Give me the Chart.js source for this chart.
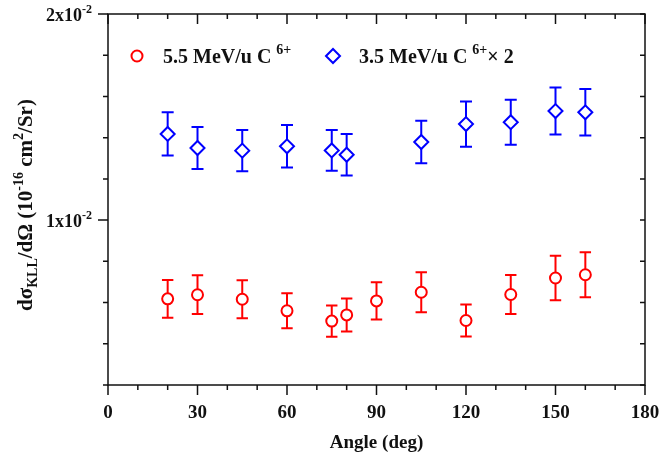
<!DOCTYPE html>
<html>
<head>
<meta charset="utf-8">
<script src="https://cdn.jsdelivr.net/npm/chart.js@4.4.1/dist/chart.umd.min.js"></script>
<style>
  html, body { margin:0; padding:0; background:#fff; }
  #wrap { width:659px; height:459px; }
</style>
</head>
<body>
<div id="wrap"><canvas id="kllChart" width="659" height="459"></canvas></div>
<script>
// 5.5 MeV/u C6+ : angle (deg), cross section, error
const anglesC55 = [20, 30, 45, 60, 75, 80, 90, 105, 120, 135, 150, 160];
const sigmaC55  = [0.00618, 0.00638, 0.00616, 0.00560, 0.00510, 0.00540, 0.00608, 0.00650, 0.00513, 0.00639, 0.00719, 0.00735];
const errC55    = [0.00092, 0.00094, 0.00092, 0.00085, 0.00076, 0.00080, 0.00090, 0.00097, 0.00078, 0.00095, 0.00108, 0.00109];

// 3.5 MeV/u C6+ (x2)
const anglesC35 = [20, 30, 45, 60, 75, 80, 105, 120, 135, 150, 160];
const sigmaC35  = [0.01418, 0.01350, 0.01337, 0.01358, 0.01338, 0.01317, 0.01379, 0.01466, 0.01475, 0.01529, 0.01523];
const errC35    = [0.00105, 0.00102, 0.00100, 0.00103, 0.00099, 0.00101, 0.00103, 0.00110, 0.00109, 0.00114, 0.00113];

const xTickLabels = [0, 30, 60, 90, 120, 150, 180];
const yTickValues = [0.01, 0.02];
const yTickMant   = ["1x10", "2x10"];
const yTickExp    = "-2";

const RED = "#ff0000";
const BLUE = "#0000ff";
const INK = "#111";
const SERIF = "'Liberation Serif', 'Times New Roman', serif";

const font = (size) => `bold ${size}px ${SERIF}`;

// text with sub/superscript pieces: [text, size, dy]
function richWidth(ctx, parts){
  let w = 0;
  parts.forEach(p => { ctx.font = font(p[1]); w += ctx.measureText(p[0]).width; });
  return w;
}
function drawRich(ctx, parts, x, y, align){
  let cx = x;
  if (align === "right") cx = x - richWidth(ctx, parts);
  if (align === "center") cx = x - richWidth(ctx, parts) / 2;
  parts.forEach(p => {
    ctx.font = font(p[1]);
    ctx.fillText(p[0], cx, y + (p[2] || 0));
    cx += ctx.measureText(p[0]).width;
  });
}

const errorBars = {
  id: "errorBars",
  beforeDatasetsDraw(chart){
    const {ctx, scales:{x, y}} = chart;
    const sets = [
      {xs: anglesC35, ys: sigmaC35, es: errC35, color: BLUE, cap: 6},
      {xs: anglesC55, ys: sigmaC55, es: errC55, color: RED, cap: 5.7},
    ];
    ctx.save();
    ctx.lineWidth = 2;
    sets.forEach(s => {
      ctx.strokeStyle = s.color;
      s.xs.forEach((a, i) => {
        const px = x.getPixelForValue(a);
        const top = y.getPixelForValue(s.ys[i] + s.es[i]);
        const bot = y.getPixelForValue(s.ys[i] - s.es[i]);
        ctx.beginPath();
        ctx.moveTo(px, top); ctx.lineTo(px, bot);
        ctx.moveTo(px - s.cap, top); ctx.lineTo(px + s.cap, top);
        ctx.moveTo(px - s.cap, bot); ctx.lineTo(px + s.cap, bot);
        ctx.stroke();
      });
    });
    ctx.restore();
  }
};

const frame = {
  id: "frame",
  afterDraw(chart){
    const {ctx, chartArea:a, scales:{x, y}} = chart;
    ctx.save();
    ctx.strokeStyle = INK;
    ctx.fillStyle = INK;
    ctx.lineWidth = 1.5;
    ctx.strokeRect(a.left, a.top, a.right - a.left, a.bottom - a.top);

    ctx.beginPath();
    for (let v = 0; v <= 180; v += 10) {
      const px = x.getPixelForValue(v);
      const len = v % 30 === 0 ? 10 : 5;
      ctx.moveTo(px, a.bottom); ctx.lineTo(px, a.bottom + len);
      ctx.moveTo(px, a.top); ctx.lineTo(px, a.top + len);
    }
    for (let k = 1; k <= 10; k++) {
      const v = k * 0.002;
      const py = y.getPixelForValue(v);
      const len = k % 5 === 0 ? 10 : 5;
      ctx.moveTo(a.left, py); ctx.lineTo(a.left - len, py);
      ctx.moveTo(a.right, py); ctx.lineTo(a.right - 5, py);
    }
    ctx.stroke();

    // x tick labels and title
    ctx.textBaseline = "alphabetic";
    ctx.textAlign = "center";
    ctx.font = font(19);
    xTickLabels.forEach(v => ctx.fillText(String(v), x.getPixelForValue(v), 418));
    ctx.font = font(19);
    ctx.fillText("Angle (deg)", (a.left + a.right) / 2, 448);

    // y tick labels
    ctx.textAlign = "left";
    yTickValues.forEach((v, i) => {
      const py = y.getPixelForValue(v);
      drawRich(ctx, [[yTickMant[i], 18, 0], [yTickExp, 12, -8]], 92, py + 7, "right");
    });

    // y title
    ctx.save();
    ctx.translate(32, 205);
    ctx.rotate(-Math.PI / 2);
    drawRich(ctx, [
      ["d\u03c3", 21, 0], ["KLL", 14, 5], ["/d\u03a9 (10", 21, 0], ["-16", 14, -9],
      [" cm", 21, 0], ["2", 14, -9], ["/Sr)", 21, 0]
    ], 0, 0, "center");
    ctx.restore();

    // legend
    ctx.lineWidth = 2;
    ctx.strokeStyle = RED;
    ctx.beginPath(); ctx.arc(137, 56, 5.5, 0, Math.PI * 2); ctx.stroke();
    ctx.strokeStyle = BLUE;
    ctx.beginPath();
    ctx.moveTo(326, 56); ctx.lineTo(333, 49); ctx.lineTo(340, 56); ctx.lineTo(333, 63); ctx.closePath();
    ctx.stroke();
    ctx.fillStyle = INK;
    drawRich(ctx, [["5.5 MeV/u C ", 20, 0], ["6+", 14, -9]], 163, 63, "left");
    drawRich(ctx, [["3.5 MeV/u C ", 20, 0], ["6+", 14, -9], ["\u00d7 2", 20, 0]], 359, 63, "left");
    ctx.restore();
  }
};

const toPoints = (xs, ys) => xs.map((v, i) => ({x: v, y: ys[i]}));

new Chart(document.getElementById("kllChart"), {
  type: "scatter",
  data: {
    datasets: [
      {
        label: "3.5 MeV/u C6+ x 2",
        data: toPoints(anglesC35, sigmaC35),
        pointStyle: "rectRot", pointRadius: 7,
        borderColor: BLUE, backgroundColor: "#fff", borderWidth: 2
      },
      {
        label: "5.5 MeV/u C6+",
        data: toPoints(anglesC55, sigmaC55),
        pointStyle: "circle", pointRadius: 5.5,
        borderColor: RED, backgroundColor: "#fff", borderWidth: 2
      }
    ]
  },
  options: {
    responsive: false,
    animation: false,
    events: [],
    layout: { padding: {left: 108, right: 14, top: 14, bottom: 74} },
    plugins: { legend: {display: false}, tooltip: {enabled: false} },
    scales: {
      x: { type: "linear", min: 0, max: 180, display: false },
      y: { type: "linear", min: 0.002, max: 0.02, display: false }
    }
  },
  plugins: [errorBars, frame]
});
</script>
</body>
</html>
====
### What this task involves
Exactly restate the lines from the beginning of the data through the line with "0.00095, 0.00108, 0.00109];", and no others, keeping pictures out.

### Written answer
Give me the Chart.js source for this chart.
<!DOCTYPE html>
<html>
<head>
<meta charset="utf-8">
<script src="https://cdn.jsdelivr.net/npm/chart.js@4.4.1/dist/chart.umd.min.js"></script>
<style>
  html, body { margin:0; padding:0; background:#fff; }
  #wrap { width:659px; height:459px; }
</style>
</head>
<body>
<div id="wrap"><canvas id="kllChart" width="659" height="459"></canvas></div>
<script>
// 5.5 MeV/u C6+ : angle (deg), cross section, error
const anglesC55 = [20, 30, 45, 60, 75, 80, 90, 105, 120, 135, 150, 160];
const sigmaC55  = [0.00618, 0.00638, 0.00616, 0.00560, 0.00510, 0.00540, 0.00608, 0.00650, 0.00513, 0.00639, 0.00719, 0.00735];
const errC55    = [0.00092, 0.00094, 0.00092, 0.00085, 0.00076, 0.00080, 0.00090, 0.00097, 0.00078, 0.00095, 0.00108, 0.00109];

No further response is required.